[Records from a dataset]
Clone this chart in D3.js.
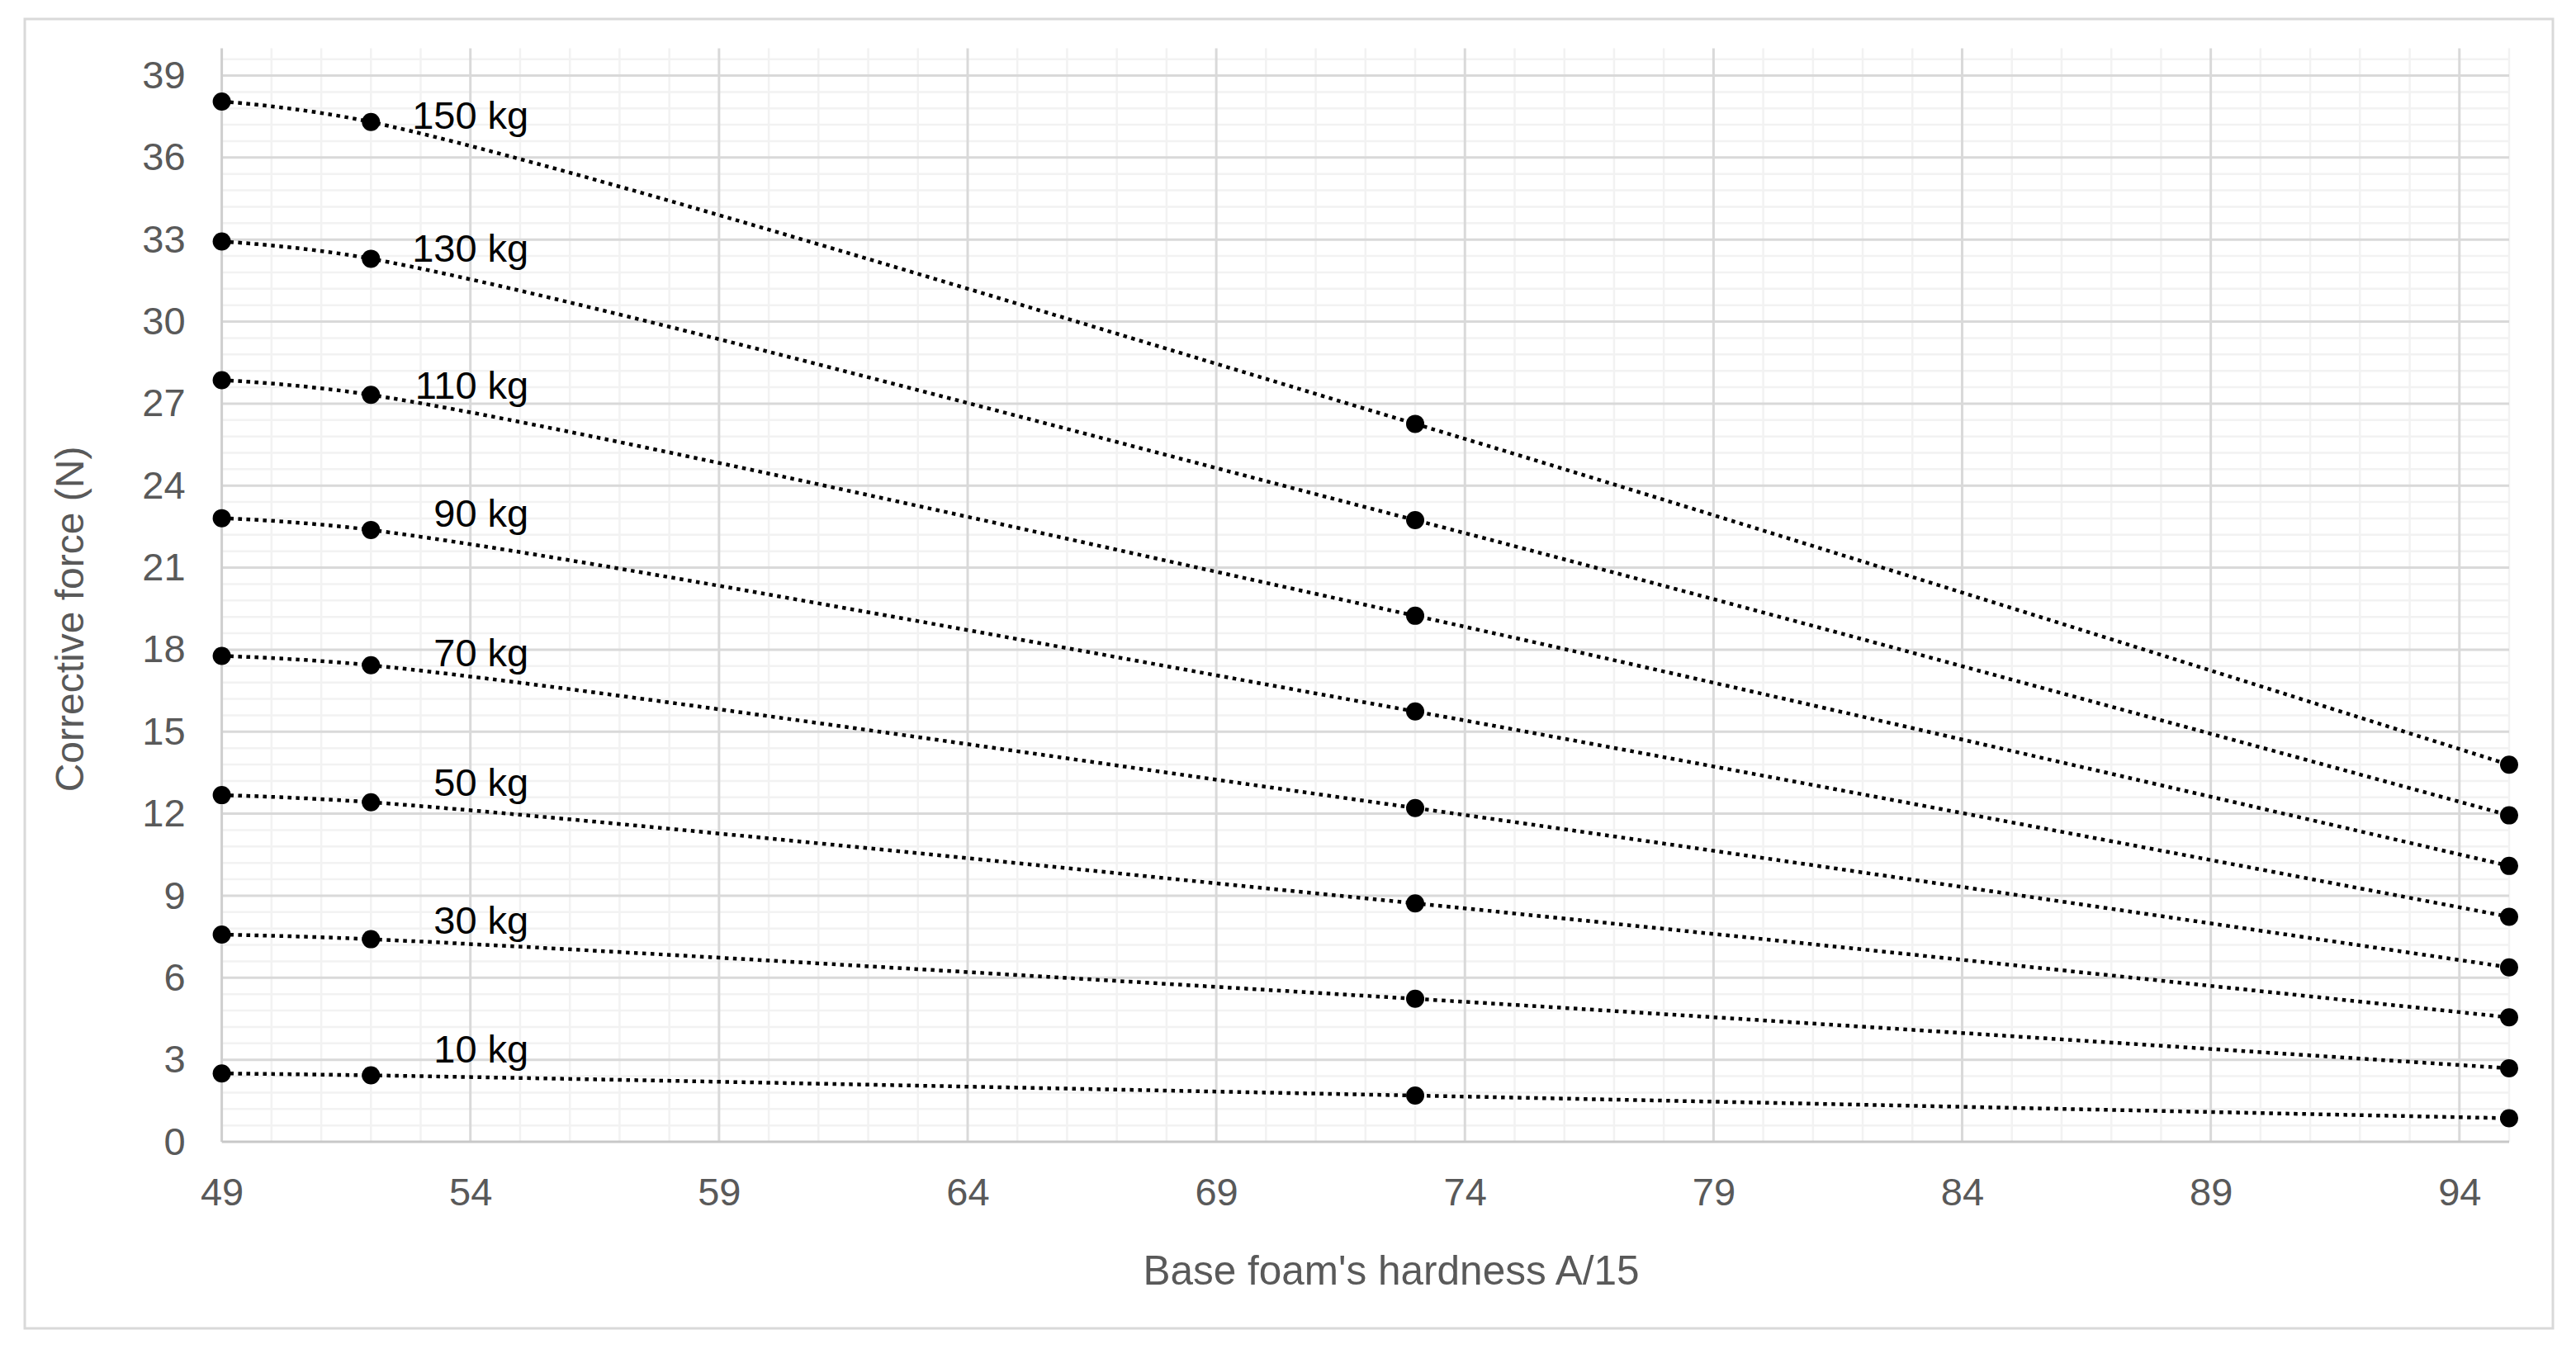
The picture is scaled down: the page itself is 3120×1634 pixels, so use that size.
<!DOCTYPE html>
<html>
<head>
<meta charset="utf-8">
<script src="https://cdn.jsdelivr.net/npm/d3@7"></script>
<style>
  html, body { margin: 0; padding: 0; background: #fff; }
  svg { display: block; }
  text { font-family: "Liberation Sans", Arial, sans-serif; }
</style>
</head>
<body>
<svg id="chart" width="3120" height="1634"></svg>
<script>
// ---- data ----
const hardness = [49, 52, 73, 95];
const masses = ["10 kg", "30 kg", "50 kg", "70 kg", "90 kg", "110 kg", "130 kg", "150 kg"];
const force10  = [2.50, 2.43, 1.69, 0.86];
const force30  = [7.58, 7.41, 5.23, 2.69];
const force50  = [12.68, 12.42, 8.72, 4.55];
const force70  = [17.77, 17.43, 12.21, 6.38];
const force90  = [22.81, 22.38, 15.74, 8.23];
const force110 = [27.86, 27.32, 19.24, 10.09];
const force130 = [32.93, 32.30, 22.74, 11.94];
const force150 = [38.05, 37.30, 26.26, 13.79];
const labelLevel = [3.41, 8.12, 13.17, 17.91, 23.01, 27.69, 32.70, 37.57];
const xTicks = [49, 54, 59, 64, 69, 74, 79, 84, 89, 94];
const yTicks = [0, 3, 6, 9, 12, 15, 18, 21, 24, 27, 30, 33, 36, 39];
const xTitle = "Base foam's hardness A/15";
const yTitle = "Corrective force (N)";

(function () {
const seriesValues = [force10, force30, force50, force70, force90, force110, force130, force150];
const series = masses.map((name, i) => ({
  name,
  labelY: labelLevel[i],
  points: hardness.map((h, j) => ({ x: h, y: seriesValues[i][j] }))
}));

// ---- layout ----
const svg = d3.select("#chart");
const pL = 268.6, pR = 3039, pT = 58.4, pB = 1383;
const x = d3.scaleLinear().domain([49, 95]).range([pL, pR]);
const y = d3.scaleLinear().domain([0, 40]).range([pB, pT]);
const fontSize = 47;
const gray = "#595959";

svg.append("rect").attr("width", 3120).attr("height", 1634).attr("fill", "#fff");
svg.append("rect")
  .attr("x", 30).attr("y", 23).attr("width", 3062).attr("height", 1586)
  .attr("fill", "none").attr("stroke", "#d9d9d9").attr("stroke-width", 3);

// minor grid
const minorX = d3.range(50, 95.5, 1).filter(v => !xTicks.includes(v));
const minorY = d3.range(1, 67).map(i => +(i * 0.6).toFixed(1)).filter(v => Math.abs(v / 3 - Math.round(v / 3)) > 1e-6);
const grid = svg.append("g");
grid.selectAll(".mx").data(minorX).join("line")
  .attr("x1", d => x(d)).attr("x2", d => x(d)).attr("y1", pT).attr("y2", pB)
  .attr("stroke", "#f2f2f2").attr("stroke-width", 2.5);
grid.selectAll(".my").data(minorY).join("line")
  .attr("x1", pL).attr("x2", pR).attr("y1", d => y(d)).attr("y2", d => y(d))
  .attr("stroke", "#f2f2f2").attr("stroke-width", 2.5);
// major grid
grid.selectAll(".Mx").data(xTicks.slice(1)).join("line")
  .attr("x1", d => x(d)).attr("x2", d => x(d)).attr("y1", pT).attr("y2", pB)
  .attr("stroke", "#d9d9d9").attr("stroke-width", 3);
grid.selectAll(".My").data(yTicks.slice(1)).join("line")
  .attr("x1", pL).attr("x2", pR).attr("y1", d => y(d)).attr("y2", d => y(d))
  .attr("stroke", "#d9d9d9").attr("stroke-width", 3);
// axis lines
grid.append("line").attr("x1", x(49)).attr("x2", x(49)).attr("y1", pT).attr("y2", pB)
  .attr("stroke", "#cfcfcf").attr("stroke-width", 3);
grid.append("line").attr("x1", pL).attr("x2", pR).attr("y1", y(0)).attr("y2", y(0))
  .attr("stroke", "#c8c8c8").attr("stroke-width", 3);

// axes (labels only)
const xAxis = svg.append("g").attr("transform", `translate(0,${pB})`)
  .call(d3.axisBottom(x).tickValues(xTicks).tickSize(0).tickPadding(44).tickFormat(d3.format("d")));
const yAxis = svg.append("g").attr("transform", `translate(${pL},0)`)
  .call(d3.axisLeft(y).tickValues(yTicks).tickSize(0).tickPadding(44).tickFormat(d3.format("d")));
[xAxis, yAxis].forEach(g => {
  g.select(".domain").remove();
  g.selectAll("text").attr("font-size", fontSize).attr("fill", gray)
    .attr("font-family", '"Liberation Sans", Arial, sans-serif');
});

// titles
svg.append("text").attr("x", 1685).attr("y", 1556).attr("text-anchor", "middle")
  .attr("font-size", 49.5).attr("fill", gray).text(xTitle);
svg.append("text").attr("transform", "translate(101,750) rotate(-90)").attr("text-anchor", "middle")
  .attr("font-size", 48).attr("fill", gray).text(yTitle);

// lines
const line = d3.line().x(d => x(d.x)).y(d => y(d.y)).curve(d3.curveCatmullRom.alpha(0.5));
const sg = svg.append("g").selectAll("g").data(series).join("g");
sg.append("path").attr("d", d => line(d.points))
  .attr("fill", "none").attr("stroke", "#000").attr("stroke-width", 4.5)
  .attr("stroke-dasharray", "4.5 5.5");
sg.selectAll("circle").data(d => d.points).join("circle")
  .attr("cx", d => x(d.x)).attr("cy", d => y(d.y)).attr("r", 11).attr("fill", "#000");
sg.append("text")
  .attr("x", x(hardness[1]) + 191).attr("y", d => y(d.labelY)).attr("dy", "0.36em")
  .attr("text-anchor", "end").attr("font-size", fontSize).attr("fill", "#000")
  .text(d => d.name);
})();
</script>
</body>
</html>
==
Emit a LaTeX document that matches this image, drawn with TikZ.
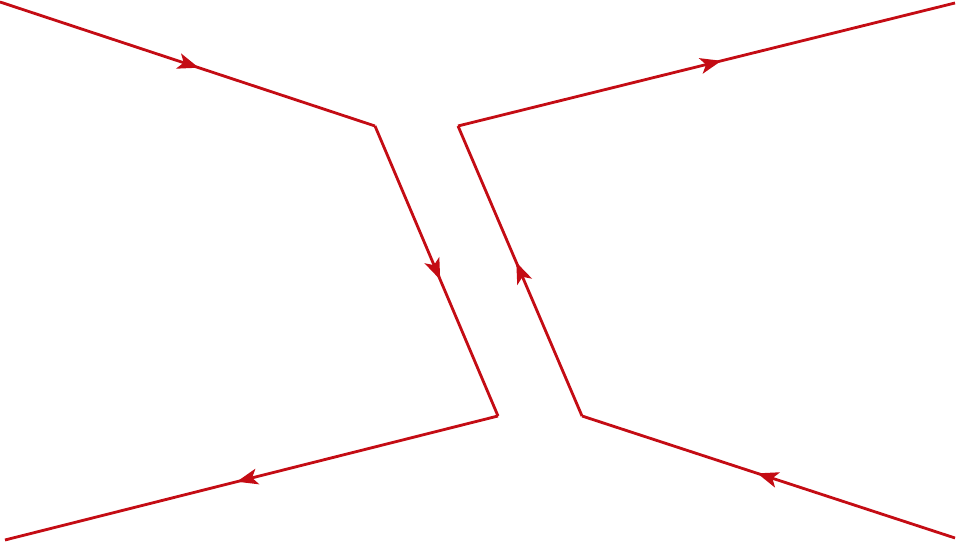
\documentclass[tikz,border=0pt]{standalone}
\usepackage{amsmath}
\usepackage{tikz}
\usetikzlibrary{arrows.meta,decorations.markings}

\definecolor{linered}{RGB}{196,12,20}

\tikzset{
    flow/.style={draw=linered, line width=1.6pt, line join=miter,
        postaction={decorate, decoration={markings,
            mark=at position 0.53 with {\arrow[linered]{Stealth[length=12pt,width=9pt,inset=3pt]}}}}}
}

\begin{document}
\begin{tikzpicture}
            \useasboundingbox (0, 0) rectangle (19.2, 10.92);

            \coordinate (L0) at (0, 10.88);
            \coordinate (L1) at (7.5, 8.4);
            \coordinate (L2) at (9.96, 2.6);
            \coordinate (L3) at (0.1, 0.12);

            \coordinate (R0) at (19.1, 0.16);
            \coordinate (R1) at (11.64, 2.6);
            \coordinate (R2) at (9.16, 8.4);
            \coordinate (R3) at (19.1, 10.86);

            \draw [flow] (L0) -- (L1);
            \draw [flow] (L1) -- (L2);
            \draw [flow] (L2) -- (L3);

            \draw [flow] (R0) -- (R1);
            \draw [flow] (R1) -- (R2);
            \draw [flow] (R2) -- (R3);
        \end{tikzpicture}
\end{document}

:: TASK REQUIREMENTS ::
Skip all pictures. Retype exactly the span whose first line is the one with "Emit a LaTeX" and whose last line is the one with "rectangle (19.2, 10.92);".

:: SOLUTION TO THE EXERCISE ::
Emit a LaTeX document that matches this image, drawn with TikZ.
\documentclass[tikz,border=0pt]{standalone}
\usepackage{amsmath}
\usepackage{tikz}
\usetikzlibrary{arrows.meta,decorations.markings}

\definecolor{linered}{RGB}{196,12,20}

\tikzset{
    flow/.style={draw=linered, line width=1.6pt, line join=miter,
        postaction={decorate, decoration={markings,
            mark=at position 0.53 with {\arrow[linered]{Stealth[length=12pt,width=9pt,inset=3pt]}}}}}
}

\begin{document}
\begin{tikzpicture}
            \useasboundingbox (0, 0) rectangle (19.2, 10.92);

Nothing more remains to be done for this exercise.